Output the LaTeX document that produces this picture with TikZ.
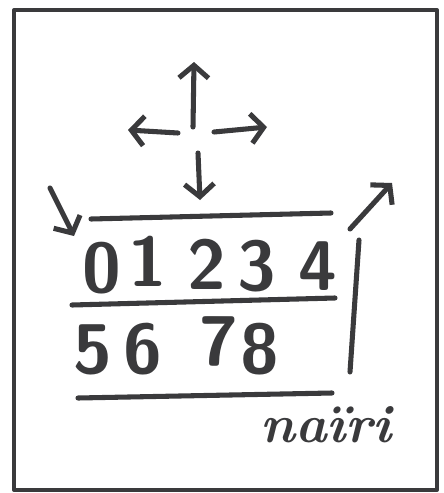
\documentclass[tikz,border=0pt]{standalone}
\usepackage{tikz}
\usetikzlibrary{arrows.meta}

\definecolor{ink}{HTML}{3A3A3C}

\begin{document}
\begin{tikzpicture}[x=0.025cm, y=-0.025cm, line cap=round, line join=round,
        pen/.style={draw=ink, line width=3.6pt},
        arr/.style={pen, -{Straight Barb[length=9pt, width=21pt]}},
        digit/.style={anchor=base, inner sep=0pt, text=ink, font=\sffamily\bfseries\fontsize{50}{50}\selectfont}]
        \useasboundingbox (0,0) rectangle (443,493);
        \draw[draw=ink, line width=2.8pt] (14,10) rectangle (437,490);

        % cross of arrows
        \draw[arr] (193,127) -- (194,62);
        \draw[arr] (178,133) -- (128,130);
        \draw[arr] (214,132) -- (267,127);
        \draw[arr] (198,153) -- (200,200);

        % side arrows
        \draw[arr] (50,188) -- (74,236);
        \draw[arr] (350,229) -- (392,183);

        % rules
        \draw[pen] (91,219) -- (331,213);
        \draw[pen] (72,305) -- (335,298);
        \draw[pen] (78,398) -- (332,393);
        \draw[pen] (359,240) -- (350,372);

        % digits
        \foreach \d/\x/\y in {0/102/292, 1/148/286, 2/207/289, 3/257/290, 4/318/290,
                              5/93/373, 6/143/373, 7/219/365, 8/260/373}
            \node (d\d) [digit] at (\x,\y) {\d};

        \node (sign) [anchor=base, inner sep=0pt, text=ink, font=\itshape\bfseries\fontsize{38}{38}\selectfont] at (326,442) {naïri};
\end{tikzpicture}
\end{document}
★ ★ ★ ★
WHAT IS EXPECTED:
Quote every line word for word and keep the images out of the copy.

THE SOLUTION:
Output the LaTeX document that produces this picture with TikZ.
\documentclass[tikz,border=0pt]{standalone}
\usepackage{tikz}
\usetikzlibrary{arrows.meta}

\definecolor{ink}{HTML}{3A3A3C}

\begin{document}
\begin{tikzpicture}[x=0.025cm, y=-0.025cm, line cap=round, line join=round,
        pen/.style={draw=ink, line width=3.6pt},
        arr/.style={pen, -{Straight Barb[length=9pt, width=21pt]}},
        digit/.style={anchor=base, inner sep=0pt, text=ink, font=\sffamily\bfseries\fontsize{50}{50}\selectfont}]
        \useasboundingbox (0,0) rectangle (443,493);
        \draw[draw=ink, line width=2.8pt] (14,10) rectangle (437,490);

        % cross of arrows
        \draw[arr] (193,127) -- (194,62);
        \draw[arr] (178,133) -- (128,130);
        \draw[arr] (214,132) -- (267,127);
        \draw[arr] (198,153) -- (200,200);

        % side arrows
        \draw[arr] (50,188) -- (74,236);
        \draw[arr] (350,229) -- (392,183);

        % rules
        \draw[pen] (91,219) -- (331,213);
        \draw[pen] (72,305) -- (335,298);
        \draw[pen] (78,398) -- (332,393);
        \draw[pen] (359,240) -- (350,372);

        % digits
        \foreach \d/\x/\y in {0/102/292, 1/148/286, 2/207/289, 3/257/290, 4/318/290,
                              5/93/373, 6/143/373, 7/219/365, 8/260/373}
            \node (d\d) [digit] at (\x,\y) {\d};

        \node (sign) [anchor=base, inner sep=0pt, text=ink, font=\itshape\bfseries\fontsize{38}{38}\selectfont] at (326,442) {naïri};
\end{tikzpicture}
\end{document}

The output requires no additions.